TASK OBJECTIVE:
Take the material below and retype it in full; pictures are left out.

RAW DATA:
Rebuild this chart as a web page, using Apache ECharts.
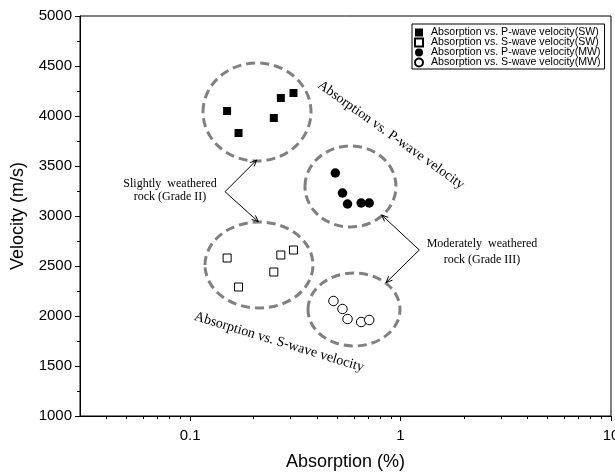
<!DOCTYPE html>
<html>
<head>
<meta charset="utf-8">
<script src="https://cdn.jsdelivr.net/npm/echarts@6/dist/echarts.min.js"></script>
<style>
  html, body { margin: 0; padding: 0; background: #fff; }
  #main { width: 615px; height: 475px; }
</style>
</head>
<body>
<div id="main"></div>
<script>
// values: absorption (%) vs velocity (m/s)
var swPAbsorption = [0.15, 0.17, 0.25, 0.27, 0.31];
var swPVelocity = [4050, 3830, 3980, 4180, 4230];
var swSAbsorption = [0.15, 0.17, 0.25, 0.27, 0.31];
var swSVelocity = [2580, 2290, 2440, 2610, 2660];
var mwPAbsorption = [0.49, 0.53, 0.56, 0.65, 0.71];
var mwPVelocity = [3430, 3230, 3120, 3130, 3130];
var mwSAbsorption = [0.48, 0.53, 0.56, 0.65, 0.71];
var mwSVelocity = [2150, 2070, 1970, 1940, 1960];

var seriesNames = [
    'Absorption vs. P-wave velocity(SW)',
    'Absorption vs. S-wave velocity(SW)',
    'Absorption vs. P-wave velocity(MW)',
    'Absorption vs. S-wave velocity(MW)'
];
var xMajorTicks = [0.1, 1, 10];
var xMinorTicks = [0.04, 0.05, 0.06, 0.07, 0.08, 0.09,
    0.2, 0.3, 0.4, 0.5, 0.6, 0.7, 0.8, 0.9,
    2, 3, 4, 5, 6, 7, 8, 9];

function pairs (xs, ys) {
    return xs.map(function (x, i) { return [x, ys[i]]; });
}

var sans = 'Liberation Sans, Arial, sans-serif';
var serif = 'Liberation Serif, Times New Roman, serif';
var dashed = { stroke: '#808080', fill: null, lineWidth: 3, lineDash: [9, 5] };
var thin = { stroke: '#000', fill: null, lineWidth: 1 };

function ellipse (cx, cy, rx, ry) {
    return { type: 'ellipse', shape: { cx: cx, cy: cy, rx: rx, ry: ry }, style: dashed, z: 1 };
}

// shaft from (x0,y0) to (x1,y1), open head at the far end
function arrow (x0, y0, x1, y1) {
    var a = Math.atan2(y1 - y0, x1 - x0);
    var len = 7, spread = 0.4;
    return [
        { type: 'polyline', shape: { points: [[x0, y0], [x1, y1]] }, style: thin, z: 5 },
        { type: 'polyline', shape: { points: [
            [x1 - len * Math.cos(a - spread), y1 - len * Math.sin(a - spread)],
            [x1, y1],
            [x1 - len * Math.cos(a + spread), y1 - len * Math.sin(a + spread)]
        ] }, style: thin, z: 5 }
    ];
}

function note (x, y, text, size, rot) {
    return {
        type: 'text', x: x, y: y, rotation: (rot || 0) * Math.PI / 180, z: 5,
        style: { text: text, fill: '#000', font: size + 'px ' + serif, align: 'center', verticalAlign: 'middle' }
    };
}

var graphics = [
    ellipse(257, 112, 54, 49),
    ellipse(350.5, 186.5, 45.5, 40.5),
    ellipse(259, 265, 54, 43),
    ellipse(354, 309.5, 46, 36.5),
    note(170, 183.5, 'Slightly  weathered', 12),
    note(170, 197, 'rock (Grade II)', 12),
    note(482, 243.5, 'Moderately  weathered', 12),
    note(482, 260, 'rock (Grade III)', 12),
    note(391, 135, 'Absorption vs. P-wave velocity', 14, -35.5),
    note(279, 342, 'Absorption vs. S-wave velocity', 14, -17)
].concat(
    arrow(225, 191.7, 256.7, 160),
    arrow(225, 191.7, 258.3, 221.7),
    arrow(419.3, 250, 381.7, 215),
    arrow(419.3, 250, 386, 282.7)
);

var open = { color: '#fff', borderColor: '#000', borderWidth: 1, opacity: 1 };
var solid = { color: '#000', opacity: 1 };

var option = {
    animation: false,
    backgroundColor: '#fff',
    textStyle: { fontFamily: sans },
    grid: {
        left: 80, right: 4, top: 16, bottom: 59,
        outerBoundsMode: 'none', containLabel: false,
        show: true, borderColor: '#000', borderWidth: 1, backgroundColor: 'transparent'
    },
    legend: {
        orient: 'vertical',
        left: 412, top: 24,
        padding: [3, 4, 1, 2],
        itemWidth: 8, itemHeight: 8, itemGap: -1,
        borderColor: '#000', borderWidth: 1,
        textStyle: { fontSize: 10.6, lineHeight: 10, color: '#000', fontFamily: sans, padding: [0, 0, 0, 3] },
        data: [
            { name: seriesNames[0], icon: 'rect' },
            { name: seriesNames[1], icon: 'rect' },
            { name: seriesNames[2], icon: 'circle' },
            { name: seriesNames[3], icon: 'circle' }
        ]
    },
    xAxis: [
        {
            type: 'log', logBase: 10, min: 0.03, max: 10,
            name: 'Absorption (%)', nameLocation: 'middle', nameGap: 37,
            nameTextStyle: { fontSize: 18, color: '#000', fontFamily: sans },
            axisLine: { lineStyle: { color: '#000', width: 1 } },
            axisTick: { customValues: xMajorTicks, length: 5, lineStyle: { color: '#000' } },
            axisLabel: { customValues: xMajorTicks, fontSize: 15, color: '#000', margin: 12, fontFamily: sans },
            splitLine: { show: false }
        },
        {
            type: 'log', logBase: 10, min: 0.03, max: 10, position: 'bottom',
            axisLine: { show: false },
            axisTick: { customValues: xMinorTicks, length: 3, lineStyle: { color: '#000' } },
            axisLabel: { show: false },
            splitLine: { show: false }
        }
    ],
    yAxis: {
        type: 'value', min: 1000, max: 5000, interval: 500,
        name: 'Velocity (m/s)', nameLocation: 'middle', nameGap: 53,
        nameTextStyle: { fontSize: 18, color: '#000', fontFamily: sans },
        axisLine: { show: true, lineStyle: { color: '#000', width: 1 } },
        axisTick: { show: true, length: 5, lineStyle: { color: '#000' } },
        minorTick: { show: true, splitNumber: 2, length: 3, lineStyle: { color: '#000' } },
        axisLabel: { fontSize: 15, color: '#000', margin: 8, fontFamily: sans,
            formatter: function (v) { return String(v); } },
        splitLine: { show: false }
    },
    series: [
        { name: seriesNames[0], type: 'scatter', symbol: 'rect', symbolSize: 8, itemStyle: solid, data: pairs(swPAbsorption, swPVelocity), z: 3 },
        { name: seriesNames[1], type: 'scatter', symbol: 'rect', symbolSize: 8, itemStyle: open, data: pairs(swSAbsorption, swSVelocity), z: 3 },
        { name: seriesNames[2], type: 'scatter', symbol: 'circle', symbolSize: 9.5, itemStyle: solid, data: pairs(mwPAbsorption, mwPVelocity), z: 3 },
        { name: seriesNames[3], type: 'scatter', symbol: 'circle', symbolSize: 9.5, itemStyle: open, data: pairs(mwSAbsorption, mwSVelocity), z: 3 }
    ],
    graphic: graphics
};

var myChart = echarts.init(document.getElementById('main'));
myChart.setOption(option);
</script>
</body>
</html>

ANSWER TO THE TASK:
Rebuild this chart as a web page, using Apache ECharts.
<!DOCTYPE html>
<html>
<head>
<meta charset="utf-8">
<script src="https://cdn.jsdelivr.net/npm/echarts@6/dist/echarts.min.js"></script>
<style>
  html, body { margin: 0; padding: 0; background: #fff; }
  #main { width: 615px; height: 475px; }
</style>
</head>
<body>
<div id="main"></div>
<script>
// values: absorption (%) vs velocity (m/s)
var swPAbsorption = [0.15, 0.17, 0.25, 0.27, 0.31];
var swPVelocity = [4050, 3830, 3980, 4180, 4230];
var swSAbsorption = [0.15, 0.17, 0.25, 0.27, 0.31];
var swSVelocity = [2580, 2290, 2440, 2610, 2660];
var mwPAbsorption = [0.49, 0.53, 0.56, 0.65, 0.71];
var mwPVelocity = [3430, 3230, 3120, 3130, 3130];
var mwSAbsorption = [0.48, 0.53, 0.56, 0.65, 0.71];
var mwSVelocity = [2150, 2070, 1970, 1940, 1960];

var seriesNames = [
    'Absorption vs. P-wave velocity(SW)',
    'Absorption vs. S-wave velocity(SW)',
    'Absorption vs. P-wave velocity(MW)',
    'Absorption vs. S-wave velocity(MW)'
];
var xMajorTicks = [0.1, 1, 10];
var xMinorTicks = [0.04, 0.05, 0.06, 0.07, 0.08, 0.09,
    0.2, 0.3, 0.4, 0.5, 0.6, 0.7, 0.8, 0.9,
    2, 3, 4, 5, 6, 7, 8, 9];

function pairs (xs, ys) {
    return xs.map(function (x, i) { return [x, ys[i]]; });
}

var sans = 'Liberation Sans, Arial, sans-serif';
var serif = 'Liberation Serif, Times New Roman, serif';
var dashed = { stroke: '#808080', fill: null, lineWidth: 3, lineDash: [9, 5] };
var thin = { stroke: '#000', fill: null, lineWidth: 1 };

function ellipse (cx, cy, rx, ry) {
    return { type: 'ellipse', shape: { cx: cx, cy: cy, rx: rx, ry: ry }, style: dashed, z: 1 };
}

// shaft from (x0,y0) to (x1,y1), open head at the far end
function arrow (x0, y0, x1, y1) {
    var a = Math.atan2(y1 - y0, x1 - x0);
    var len = 7, spread = 0.4;
    return [
        { type: 'polyline', shape: { points: [[x0, y0], [x1, y1]] }, style: thin, z: 5 },
        { type: 'polyline', shape: { points: [
            [x1 - len * Math.cos(a - spread), y1 - len * Math.sin(a - spread)],
            [x1, y1],
            [x1 - len * Math.cos(a + spread), y1 - len * Math.sin(a + spread)]
        ] }, style: thin, z: 5 }
    ];
}

function note (x, y, text, size, rot) {
    return {
        type: 'text', x: x, y: y, rotation: (rot || 0) * Math.PI / 180, z: 5,
        style: { text: text, fill: '#000', font: size + 'px ' + serif, align: 'center', verticalAlign: 'middle' }
    };
}

var graphics = [
    ellipse(257, 112, 54, 49),
    ellipse(350.5, 186.5, 45.5, 40.5),
    ellipse(259, 265, 54, 43),
    ellipse(354, 309.5, 46, 36.5),
    note(170, 183.5, 'Slightly  weathered', 12),
    note(170, 197, 'rock (Grade II)', 12),
    note(482, 243.5, 'Moderately  weathered', 12),
    note(482, 260, 'rock (Grade III)', 12),
    note(391, 135, 'Absorption vs. P-wave velocity', 14, -35.5),
    note(279, 342, 'Absorption vs. S-wave velocity', 14, -17)
].concat(
    arrow(225, 191.7, 256.7, 160),
    arrow(225, 191.7, 258.3, 221.7),
    arrow(419.3, 250, 381.7, 215),
    arrow(419.3, 250, 386, 282.7)
);

var open = { color: '#fff', borderColor: '#000', borderWidth: 1, opacity: 1 };
var solid = { color: '#000', opacity: 1 };

var option = {
    animation: false,
    backgroundColor: '#fff',
    textStyle: { fontFamily: sans },
    grid: {
        left: 80, right: 4, top: 16, bottom: 59,
        outerBoundsMode: 'none', containLabel: false,
        show: true, borderColor: '#000', borderWidth: 1, backgroundColor: 'transparent'
    },
    legend: {
        orient: 'vertical',
        left: 412, top: 24,
        padding: [3, 4, 1, 2],
        itemWidth: 8, itemHeight: 8, itemGap: -1,
        borderColor: '#000', borderWidth: 1,
        textStyle: { fontSize: 10.6, lineHeight: 10, color: '#000', fontFamily: sans, padding: [0, 0, 0, 3] },
        data: [
            { name: seriesNames[0], icon: 'rect' },
            { name: seriesNames[1], icon: 'rect' },
            { name: seriesNames[2], icon: 'circle' },
            { name: seriesNames[3], icon: 'circle' }
        ]
    },
    xAxis: [
        {
            type: 'log', logBase: 10, min: 0.03, max: 10,
            name: 'Absorption (%)', nameLocation: 'middle', nameGap: 37,
            nameTextStyle: { fontSize: 18, color: '#000', fontFamily: sans },
            axisLine: { lineStyle: { color: '#000', width: 1 } },
            axisTick: { customValues: xMajorTicks, length: 5, lineStyle: { color: '#000' } },
            axisLabel: { customValues: xMajorTicks, fontSize: 15, color: '#000', margin: 12, fontFamily: sans },
            splitLine: { show: false }
        },
        {
            type: 'log', logBase: 10, min: 0.03, max: 10, position: 'bottom',
            axisLine: { show: false },
            axisTick: { customValues: xMinorTicks, length: 3, lineStyle: { color: '#000' } },
            axisLabel: { show: false },
            splitLine: { show: false }
        }
    ],
    yAxis: {
        type: 'value', min: 1000, max: 5000, interval: 500,
        name: 'Velocity (m/s)', nameLocation: 'middle', nameGap: 53,
        nameTextStyle: { fontSize: 18, color: '#000', fontFamily: sans },
        axisLine: { show: true, lineStyle: { color: '#000', width: 1 } },
        axisTick: { show: true, length: 5, lineStyle: { color: '#000' } },
        minorTick: { show: true, splitNumber: 2, length: 3, lineStyle: { color: '#000' } },
        axisLabel: { fontSize: 15, color: '#000', margin: 8, fontFamily: sans,
            formatter: function (v) { return String(v); } },
        splitLine: { show: false }
    },
    series: [
        { name: seriesNames[0], type: 'scatter', symbol: 'rect', symbolSize: 8, itemStyle: solid, data: pairs(swPAbsorption, swPVelocity), z: 3 },
        { name: seriesNames[1], type: 'scatter', symbol: 'rect', symbolSize: 8, itemStyle: open, data: pairs(swSAbsorption, swSVelocity), z: 3 },
        { name: seriesNames[2], type: 'scatter', symbol: 'circle', symbolSize: 9.5, itemStyle: solid, data: pairs(mwPAbsorption, mwPVelocity), z: 3 },
        { name: seriesNames[3], type: 'scatter', symbol: 'circle', symbolSize: 9.5, itemStyle: open, data: pairs(mwSAbsorption, mwSVelocity), z: 3 }
    ],
    graphic: graphics
};

var myChart = echarts.init(document.getElementById('main'));
myChart.setOption(option);
</script>
</body>
</html>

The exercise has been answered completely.